Chip-making is costly, complicated, and not easy.

Employees at Jiejie Semiconductor Company in Nantong, China making chips this past March.
Photo: STR/AFP (Getty Images)

Earlier this year, Kotaku reported that the global chip shortage—which impacts everything from graphics cards to the PS5—was becoming a “crisis.” Now, Toshiba is warning that the shortage will continue for another year.

According to Bloomberg, high demand and material shortages are making it hard for Toshiba to fulfill its orders. “The supply of chips will remain very tight until at least September next year,” said Takeshi Kamebuchi, one of Toshiba’s directors in charge of semiconductors. “In some cases, we may find some customers not being fully served until 2023.”

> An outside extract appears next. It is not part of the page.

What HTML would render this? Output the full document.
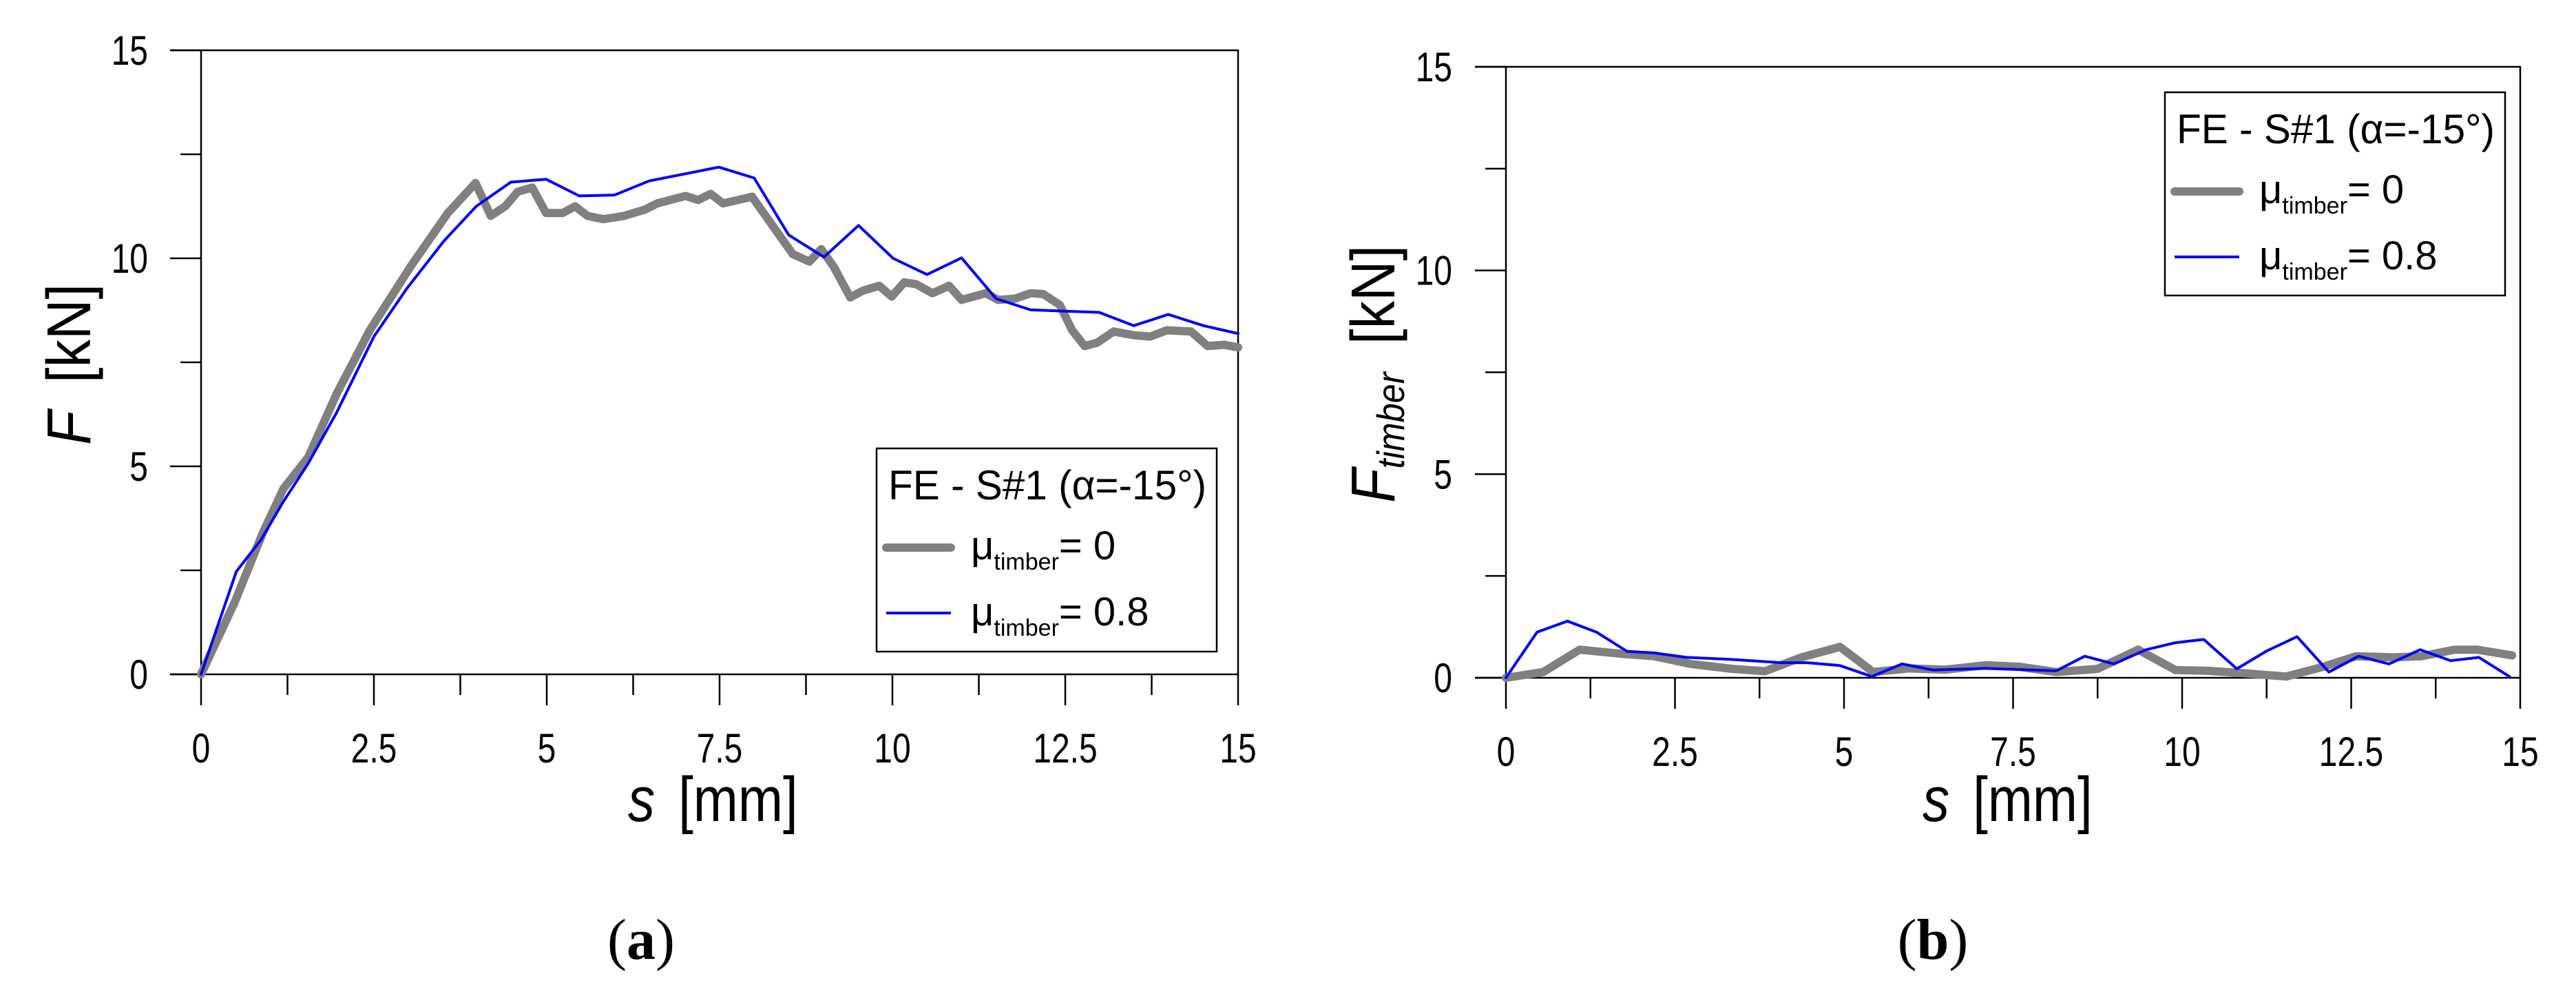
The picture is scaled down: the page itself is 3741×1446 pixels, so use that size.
<!DOCTYPE html>
<html><head><meta charset="utf-8"><style>
html,body{margin:0;padding:0;background:#fff;}
svg{display:block;font-family:"Liberation Sans",sans-serif;}
</style></head><body>
<svg id="fig" width="3741" height="1446" viewBox="0 0 3741 1446" xmlns="http://www.w3.org/2000/svg">
<g id="pa"></g>
<g id="pb"></g>
</svg>
<script>
const xTicks=[0,2.5,5,7.5,10,12.5,15];
const xTickLabels=["0","2.5","5","7.5","10","12.5","15"];
const yTicks=[0,5,10,15];
const yTickLabels=["0","5","10","15"];
const aGrayX=[0,0.48,0.89,1.19,1.55,1.96,2.44,3.03,3.57,3.97,4.19,4.4,4.58,4.79,4.99,5.23,5.41,5.59,5.82,6.12,6.42,6.6,6.78,7.01,7.19,7.37,7.55,7.97,8.2,8.56,8.8,8.97,9.15,9.39,9.57,9.81,9.99,10.17,10.34,10.58,10.82,11.0,11.35,11.53,11.77,12.0,12.18,12.42,12.6,12.78,12.96,13.2,13.49,13.73,13.97,14.32,14.56,14.8,15];
const aGrayY=[0,1.71,3.39,4.46,5.22,6.74,8.27,9.8,11.09,11.81,11.02,11.25,11.6,11.7,11.09,11.09,11.25,11.02,10.94,11.02,11.17,11.32,11.4,11.5,11.4,11.55,11.32,11.48,10.94,10.1,9.92,10.22,9.8,9.06,9.22,9.34,9.08,9.42,9.38,9.16,9.34,9.0,9.16,9.0,9.03,9.16,9.14,8.88,8.27,7.89,7.97,8.24,8.15,8.12,8.27,8.24,7.89,7.92,7.86];
const aBlueX=[0,0.51,0.87,1.19,1.55,1.96,2.5,2.97,3.51,3.98,4.48,4.99,5.47,5.98,6.48,7.49,8.0,8.5,9.01,9.51,10.01,10.5,11.0,11.5,12.0,12.5,12.99,13.49,13.99,14.5,15];
const aBlueY=[0,2.47,3.24,4.15,5.07,6.29,8.12,9.26,10.41,11.25,11.83,11.9,11.5,11.52,11.86,12.19,11.93,10.56,10.03,10.79,10.0,9.61,10.01,9.03,8.76,8.73,8.7,8.38,8.65,8.38,8.19];
const bGrayX=[0,0.55,1.09,1.76,2.19,2.73,3.34,3.83,4.37,4.94,5.43,5.95,6.5,7.1,7.59,8.14,8.75,9.35,9.9,10.38,10.93,11.54,12.09,12.57,13.12,13.54,14.03,14.36,14.88];
const bGrayY=[0,0.14,0.69,0.58,0.53,0.34,0.22,0.16,0.5,0.76,0.14,0.23,0.2,0.31,0.27,0.14,0.22,0.69,0.19,0.17,0.11,0.03,0.27,0.53,0.5,0.53,0.69,0.69,0.55];
const bBlueX=[0,0.46,0.91,1.34,1.79,2.19,2.67,3.34,4.07,4.46,4.94,5.41,5.86,6.32,7.1,8.14,8.56,8.99,9.47,9.9,10.32,10.81,11.24,11.7,12.17,12.61,13.06,13.52,13.97,14.39,14.84];
const bBlueY=[0,1.12,1.39,1.12,0.65,0.61,0.5,0.45,0.37,0.37,0.3,0.03,0.34,0.19,0.23,0.17,0.53,0.34,0.69,0.86,0.94,0.22,0.65,1.01,0.14,0.53,0.34,0.69,0.42,0.5,0.03];

const NS="http://www.w3.org/2000/svg";
function mk(parent,tag,attrs,txt){const e=document.createElementNS(NS,tag);for(const k in attrs)e.setAttribute(k,attrs[k]);if(txt!==undefined)e.textContent=txt;parent.appendChild(e);return e;}

function panel(g,cfg){
  const sx=v=>cfg.x0+(cfg.x1-cfg.x0)*v/15;
  const sy=v=>cfg.y0-(cfg.y0-cfg.y1)*v/15;
  const L={stroke:"#000","stroke-width":2.5,fill:"none"};
  const fr=mk(g,"rect",Object.assign({x:cfg.x0,y:cfg.y1,width:cfg.x1-cfg.x0,height:cfg.y0-cfg.y1},L));
  
  
  for(let i=0;i<=12;i++){const v=i*1.25;const major=i%2===0;
    const t=mk(g,"line",Object.assign({x1:sx(v),x2:sx(v),y1:cfg.y0,y2:cfg.y0+(major?45:30)},L));
    
    }
  mk(g,"line",Object.assign({x1:cfg.x0-45,x2:cfg.x0,y1:cfg.y0,y2:cfg.y0},L));
  mk(g,"line",Object.assign({x1:cfg.x0-45,x2:cfg.x0,y1:cfg.y1,y2:cfg.y1},L));
  for(let i=0;i<=6;i++){const v=i*2.5;const major=i%2===0;
    const t=mk(g,"line",Object.assign({x1:cfg.x0-(major?45:30),x2:cfg.x0,y1:sy(v),y2:sy(v)},L));
    
    }
  xTicks.forEach((v,i)=>{const t=mk(g,"text",{transform:"translate("+sx(v)+","+(cfg.y0+128)+") scale(0.8,1)","font-size":60,"text-anchor":"middle"},xTickLabels[i]);
    
    });
  yTicks.forEach((v,i)=>{const t=mk(g,"text",{transform:"translate("+cfg.ylx+","+(sy(v)+21)+") scale(0.8,1)","font-size":60,"text-anchor":"end"},yTickLabels[i]);
    
    });
  function series(xs,ys,color,w,name){
    const d=xs.map((x,i)=>(i?"L":"M")+sx(x).toFixed(1)+","+sy(ys[i]).toFixed(1)).join("");
    const p=mk(g,"path",{d:d,stroke:color,"stroke-width":w,fill:"none","stroke-linejoin":"round","stroke-linecap":"round"});
    
    
  }
  series(cfg.gx,cfg.gy,"#808080",12,"series-mu-0");
  series(cfg.bx,cfg.by,"#0000ff",4,"series-mu-0.8");
  const lg=mk(g,"g",{});
  
  
  const lx=cfg.lx, ly=cfg.ly;
  mk(lg,"rect",{x:lx,y:ly,width:494,height:295,fill:"#fff",stroke:"#000","stroke-width":2.5});
  mk(lg,"text",{x:lx+17,y:ly+74,"font-size":60,textLength:462,lengthAdjust:"spacingAndGlyphs"},"FE - S#1 (α=-15°)");
  const e1=mk(lg,"line",{x1:lx+14,x2:lx+108,y1:ly+144,y2:ly+144,stroke:"#808080","stroke-width":12,"stroke-linecap":"round"});
  
  
  const t1=mk(lg,"text",{x:lx+137,y:ly+161,"font-size":58});
  mk(t1,"tspan",{},"μ");mk(t1,"tspan",{"font-size":34,dy:15},"timber");mk(t1,"tspan",{dy:-15},"= 0");
  const e2=mk(lg,"line",{x1:lx+14,x2:lx+108,y1:ly+239,y2:ly+239,stroke:"#0000ff","stroke-width":4});
  
  
  const t2=mk(lg,"text",{x:lx+137,y:ly+257,"font-size":58});
  mk(t2,"tspan",{},"μ");mk(t2,"tspan",{"font-size":34,dy:15},"timber");mk(t2,"tspan",{dy:-15},"= 0.8");
  const xt=mk(g,"text",{transform:"translate("+cfg.xtx+",1192) scale(0.85,1)","font-size":92});
  
  
  mk(xt,"tspan",{"font-style":"italic"},"s");mk(xt,"tspan",{dx:40},"[mm]");
  const yt=mk(g,"text",{transform:"translate("+cfg.ytx+","+cfg.yty+") rotate(-90) scale(0.9,1)","font-size":90});
  
  
  mk(yt,"tspan",{"font-style":"italic"},"F");
  if(cfg.sub){mk(yt,"tspan",{"font-style":"italic","font-size":56,dy:14},"timber");mk(yt,"tspan",{dy:-14,dx:45},"[kN]");}
  else mk(yt,"tspan",{dx:45},"[kN]");
  const cp=mk(g,"text",{x:cfg.cap,y:1392,"font-size":84,"text-anchor":"middle","font-family":"Liberation Serif, serif"});
  
  
  mk(cp,"tspan",{},"(");mk(cp,"tspan",{"font-weight":"bold"},cfg.letter);mk(cp,"tspan",{},")");
}
panel(document.getElementById("pa"),{x0:292,x1:1798,y0:979,y1:73,ylx:215,gx:aGrayX,gy:aGrayY,bx:aBlueX,by:aBlueY,lx:1273,ly:651,xtx:912,ytx:131,yty:646,sub:false,cap:931,letter:"a"});
panel(document.getElementById("pb"),{x0:2187,x1:3660,y0:984,y1:97,ylx:2109,gx:bGrayX,gy:bGrayY,bx:bBlueX,by:bBlueY,lx:3144,ly:134,xtx:2792,ytx:2025,yty:730,sub:true,cap:2807,letter:"b"});
</script>
</body></html>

Only a handful of companies are able to make these chips, explains The Wall Street Journal. The foundries are astronomically expensive to set up and orders need to be placed far in advance. An increase in Covid-19 cases, natural disasters like droughts, or an increase in political tensions, such as between the US and China, can all impact the global chip supply chain.

The shortages are impacting companies across the board. GM is going to slash vehicle production due to the issues, reports CNBC, and according to London-based telecoms research consultancy STL Partners (via Telecom TV), the chip shortages could impact telecoms as well, continuing well into 2023.

But what does this mean for game consoles?

While Sony said it can sell over 14.8 million PlayStation 5 units, Bloomberg points out that PS5 production this year is falling behind that of the PS4. Nintendo also is having a difficult time meeting the demand for the Nintendo Switch. On October 8, Nintendo will release an OLED version of the Switch, which could run into shortage issues post launch. “If you are planning to buy Switch OLED model, be sure to get the first batch,” wrote Bloomberg’s Takashi Mochizuki. No doubt, good advice. We should all expect it to continue to be hard to get new game hardware.

“We consider which customer faces the most severe situation, such as the risk of the whole production line halting or the business getting obliterated without the supply of chips,” said Toshiba’s Kamebuchi. “Game console-makers are among the customers making the strongest demands, and I’m sincerely sorry for their frustration as none of them have a 100% satisfaction.”